• Task details
Give back, exactly as written, the lines from the beginning of the listing through the one that contains "ve[ve_cat] = ve_val".

• Supplied records
···
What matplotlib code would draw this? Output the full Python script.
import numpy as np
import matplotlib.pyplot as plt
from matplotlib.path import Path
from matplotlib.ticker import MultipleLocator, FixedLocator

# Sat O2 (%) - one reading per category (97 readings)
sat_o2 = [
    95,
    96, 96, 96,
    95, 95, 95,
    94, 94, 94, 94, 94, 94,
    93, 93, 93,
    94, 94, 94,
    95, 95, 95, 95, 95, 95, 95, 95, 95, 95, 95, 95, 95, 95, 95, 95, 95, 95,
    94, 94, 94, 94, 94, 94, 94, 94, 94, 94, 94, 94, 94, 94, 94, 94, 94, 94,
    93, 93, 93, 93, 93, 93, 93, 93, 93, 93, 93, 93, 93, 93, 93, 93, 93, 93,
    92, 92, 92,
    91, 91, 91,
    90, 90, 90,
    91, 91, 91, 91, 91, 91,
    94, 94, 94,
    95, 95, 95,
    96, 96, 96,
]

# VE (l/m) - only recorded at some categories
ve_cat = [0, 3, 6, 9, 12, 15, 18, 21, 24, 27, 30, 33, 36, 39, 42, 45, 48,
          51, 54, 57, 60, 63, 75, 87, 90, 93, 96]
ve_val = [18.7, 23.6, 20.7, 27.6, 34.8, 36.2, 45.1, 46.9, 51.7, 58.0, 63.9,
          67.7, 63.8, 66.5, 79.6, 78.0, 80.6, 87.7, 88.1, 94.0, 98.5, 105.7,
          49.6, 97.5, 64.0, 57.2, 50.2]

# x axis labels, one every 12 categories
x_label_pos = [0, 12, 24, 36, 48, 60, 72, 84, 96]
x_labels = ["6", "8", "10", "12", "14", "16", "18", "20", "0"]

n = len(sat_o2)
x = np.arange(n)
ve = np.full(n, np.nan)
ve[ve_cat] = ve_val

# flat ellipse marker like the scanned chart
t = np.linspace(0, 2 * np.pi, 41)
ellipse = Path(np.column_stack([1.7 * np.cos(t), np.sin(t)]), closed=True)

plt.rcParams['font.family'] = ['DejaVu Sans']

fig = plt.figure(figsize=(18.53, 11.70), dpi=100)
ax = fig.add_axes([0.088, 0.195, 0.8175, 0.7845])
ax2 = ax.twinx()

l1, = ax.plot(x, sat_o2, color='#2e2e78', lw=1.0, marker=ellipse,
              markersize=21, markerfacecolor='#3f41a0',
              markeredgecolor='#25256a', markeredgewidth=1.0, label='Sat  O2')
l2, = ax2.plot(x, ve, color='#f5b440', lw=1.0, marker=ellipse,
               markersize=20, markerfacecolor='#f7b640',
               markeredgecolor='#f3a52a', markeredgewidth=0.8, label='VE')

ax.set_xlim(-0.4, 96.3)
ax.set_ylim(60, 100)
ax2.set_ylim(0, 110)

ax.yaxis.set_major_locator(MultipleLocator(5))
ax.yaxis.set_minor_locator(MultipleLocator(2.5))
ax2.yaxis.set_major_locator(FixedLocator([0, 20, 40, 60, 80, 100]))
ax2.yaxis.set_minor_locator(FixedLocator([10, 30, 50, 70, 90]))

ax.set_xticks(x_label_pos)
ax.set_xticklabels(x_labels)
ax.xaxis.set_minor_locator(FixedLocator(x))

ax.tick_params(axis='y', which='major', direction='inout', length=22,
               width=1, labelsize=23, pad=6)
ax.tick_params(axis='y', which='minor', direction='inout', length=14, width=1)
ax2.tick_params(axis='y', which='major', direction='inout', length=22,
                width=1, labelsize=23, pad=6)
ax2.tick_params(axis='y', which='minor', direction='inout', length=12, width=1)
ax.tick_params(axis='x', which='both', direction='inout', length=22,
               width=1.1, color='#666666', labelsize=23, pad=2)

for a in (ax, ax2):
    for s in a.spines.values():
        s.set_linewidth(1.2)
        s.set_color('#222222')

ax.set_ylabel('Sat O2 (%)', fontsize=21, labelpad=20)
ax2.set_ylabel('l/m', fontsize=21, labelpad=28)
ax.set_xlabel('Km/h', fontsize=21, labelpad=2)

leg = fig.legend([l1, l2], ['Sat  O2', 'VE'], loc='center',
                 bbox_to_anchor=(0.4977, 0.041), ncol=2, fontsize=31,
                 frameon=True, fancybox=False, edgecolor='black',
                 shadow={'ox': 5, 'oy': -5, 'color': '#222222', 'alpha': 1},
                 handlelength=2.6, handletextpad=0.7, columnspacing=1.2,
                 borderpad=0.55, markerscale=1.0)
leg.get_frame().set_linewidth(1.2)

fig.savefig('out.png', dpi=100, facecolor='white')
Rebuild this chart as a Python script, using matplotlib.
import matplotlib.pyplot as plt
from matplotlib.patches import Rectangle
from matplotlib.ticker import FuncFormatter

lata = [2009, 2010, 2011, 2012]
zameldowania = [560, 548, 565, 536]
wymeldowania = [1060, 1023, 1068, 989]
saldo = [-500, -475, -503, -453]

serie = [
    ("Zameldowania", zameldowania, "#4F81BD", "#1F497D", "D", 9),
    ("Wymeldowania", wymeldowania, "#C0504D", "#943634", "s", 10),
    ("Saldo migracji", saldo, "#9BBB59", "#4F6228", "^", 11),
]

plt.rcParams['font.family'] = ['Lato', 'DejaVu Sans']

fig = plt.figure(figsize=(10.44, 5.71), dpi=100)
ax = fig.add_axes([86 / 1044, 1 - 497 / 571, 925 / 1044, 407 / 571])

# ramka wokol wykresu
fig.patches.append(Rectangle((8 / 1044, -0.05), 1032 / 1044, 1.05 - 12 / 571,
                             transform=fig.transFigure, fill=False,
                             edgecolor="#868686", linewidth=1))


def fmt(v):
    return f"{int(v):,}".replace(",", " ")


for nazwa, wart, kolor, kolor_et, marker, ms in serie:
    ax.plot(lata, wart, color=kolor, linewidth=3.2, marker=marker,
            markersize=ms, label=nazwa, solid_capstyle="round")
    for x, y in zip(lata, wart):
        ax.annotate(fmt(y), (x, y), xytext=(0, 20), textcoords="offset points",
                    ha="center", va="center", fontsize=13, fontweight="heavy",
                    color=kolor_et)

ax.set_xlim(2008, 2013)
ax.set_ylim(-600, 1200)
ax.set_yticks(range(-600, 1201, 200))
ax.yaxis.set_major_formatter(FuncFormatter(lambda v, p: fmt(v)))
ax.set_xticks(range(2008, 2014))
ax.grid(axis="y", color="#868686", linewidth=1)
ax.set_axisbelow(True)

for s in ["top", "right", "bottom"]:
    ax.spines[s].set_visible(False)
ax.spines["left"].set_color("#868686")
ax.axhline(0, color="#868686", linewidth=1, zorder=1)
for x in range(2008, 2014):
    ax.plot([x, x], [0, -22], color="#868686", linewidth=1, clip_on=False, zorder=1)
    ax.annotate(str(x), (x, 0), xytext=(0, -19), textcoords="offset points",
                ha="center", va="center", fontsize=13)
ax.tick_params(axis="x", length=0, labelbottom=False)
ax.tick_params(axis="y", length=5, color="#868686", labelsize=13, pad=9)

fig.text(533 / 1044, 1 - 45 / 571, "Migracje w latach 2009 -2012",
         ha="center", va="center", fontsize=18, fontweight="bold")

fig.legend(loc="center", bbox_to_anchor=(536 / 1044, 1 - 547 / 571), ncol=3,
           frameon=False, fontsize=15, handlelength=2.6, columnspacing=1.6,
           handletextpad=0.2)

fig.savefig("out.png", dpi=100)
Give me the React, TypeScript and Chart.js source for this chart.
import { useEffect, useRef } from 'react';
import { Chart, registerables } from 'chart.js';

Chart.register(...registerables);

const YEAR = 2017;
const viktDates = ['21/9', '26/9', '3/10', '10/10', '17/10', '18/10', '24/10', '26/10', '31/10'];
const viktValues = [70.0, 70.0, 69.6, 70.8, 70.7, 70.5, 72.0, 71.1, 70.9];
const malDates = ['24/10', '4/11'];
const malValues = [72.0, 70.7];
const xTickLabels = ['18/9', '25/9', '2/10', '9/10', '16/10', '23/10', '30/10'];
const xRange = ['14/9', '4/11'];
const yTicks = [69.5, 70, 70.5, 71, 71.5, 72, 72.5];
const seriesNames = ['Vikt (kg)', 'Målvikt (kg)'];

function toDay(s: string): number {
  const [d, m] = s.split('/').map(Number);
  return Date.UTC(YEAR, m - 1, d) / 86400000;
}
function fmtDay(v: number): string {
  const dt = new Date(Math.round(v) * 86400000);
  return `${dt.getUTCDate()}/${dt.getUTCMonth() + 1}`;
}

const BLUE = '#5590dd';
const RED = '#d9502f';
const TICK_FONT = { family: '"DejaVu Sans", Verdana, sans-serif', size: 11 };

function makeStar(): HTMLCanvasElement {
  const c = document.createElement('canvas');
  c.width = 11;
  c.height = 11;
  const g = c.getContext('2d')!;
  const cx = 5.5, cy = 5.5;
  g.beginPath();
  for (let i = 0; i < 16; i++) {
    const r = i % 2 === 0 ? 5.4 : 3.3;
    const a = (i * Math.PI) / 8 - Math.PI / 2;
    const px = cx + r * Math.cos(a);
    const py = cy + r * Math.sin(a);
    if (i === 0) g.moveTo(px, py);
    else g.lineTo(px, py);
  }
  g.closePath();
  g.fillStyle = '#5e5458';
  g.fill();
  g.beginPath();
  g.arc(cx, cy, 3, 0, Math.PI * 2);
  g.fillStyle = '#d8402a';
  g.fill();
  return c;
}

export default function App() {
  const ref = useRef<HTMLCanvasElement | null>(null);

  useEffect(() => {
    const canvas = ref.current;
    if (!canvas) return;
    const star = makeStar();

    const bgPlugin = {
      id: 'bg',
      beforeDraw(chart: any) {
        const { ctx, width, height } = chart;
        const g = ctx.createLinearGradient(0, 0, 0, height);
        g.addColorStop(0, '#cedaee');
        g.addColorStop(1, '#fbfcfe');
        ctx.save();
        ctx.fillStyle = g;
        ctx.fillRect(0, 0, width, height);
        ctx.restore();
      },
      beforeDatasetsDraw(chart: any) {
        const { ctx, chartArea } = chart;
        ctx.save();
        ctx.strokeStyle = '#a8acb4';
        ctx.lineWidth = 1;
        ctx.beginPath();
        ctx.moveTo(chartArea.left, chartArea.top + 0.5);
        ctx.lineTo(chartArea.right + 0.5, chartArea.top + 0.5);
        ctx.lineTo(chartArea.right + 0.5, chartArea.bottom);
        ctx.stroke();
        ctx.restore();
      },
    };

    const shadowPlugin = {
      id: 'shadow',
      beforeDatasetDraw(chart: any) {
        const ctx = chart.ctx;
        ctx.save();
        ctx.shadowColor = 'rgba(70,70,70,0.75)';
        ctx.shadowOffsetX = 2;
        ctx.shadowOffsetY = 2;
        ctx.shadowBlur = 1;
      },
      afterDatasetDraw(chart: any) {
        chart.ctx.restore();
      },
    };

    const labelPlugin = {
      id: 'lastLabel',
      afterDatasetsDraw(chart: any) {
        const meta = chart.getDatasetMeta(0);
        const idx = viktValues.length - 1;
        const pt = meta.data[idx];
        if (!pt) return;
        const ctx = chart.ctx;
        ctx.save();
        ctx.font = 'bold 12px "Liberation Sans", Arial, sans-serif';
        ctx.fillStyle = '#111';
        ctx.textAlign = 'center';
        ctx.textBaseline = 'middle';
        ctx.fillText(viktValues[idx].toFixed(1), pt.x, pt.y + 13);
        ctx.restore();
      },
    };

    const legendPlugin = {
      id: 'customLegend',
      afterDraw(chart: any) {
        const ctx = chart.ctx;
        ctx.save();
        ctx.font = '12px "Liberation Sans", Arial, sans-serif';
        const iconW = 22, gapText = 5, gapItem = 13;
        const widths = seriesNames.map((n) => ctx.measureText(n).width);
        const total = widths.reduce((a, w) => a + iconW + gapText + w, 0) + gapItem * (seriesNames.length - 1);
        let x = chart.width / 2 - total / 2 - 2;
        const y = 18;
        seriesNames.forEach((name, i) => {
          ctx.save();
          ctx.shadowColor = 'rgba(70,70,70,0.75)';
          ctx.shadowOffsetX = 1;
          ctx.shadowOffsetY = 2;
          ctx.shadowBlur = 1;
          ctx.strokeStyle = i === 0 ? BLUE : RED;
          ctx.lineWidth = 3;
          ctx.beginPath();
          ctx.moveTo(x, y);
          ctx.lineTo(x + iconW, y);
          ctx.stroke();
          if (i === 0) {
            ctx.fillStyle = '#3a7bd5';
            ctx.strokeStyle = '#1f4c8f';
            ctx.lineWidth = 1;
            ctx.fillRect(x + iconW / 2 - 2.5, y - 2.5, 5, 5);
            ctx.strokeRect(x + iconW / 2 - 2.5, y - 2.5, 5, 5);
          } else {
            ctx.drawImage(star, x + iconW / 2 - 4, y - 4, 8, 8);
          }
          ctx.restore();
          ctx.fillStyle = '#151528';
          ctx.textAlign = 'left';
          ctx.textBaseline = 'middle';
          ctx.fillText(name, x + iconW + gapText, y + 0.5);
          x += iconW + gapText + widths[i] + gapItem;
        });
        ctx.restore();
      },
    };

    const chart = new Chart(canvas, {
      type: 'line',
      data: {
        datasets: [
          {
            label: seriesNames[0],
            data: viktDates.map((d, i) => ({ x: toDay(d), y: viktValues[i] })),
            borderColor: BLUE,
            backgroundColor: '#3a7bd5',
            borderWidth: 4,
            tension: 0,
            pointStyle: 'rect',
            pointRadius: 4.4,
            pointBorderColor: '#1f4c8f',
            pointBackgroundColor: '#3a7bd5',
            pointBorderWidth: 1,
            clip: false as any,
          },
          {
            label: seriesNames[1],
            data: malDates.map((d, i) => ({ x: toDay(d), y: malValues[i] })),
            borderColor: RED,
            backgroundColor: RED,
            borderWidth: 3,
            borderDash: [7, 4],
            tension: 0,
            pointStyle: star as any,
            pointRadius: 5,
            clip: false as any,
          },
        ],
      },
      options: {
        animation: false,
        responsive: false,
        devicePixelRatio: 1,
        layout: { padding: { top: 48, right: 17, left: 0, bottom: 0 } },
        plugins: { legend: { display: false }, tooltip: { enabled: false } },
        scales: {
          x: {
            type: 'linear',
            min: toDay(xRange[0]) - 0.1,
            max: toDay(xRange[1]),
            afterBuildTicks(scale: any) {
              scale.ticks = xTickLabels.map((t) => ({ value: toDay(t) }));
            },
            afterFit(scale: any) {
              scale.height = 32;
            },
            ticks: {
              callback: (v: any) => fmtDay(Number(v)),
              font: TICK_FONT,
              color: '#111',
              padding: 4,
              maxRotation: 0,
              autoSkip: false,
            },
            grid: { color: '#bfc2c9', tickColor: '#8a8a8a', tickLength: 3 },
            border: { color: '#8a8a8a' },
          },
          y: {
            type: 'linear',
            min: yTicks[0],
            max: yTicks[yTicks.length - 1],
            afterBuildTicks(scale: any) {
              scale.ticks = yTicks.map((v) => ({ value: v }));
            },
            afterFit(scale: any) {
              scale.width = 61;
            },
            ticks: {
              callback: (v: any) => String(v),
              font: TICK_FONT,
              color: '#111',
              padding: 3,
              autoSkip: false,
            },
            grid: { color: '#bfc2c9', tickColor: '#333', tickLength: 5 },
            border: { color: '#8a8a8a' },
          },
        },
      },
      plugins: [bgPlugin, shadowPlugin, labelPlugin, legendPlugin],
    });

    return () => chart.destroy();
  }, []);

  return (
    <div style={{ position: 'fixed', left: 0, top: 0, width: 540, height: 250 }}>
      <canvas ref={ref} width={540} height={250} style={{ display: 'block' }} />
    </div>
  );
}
···
• Result for this exercise
What matplotlib code would draw this? Output the full Python script.
import numpy as np
import matplotlib.pyplot as plt
from matplotlib.path import Path
from matplotlib.ticker import MultipleLocator, FixedLocator

# Sat O2 (%) - one reading per category (97 readings)
sat_o2 = [
    95,
    96, 96, 96,
    95, 95, 95,
    94, 94, 94, 94, 94, 94,
    93, 93, 93,
    94, 94, 94,
    95, 95, 95, 95, 95, 95, 95, 95, 95, 95, 95, 95, 95, 95, 95, 95, 95, 95,
    94, 94, 94, 94, 94, 94, 94, 94, 94, 94, 94, 94, 94, 94, 94, 94, 94, 94,
    93, 93, 93, 93, 93, 93, 93, 93, 93, 93, 93, 93, 93, 93, 93, 93, 93, 93,
    92, 92, 92,
    91, 91, 91,
    90, 90, 90,
    91, 91, 91, 91, 91, 91,
    94, 94, 94,
    95, 95, 95,
    96, 96, 96,
]

# VE (l/m) - only recorded at some categories
ve_cat = [0, 3, 6, 9, 12, 15, 18, 21, 24, 27, 30, 33, 36, 39, 42, 45, 48,
          51, 54, 57, 60, 63, 75, 87, 90, 93, 96]
ve_val = [18.7, 23.6, 20.7, 27.6, 34.8, 36.2, 45.1, 46.9, 51.7, 58.0, 63.9,
          67.7, 63.8, 66.5, 79.6, 78.0, 80.6, 87.7, 88.1, 94.0, 98.5, 105.7,
          49.6, 97.5, 64.0, 57.2, 50.2]

# x axis labels, one every 12 categories
x_label_pos = [0, 12, 24, 36, 48, 60, 72, 84, 96]
x_labels = ["6", "8", "10", "12", "14", "16", "18", "20", "0"]

n = len(sat_o2)
x = np.arange(n)
ve = np.full(n, np.nan)
ve[ve_cat] = ve_val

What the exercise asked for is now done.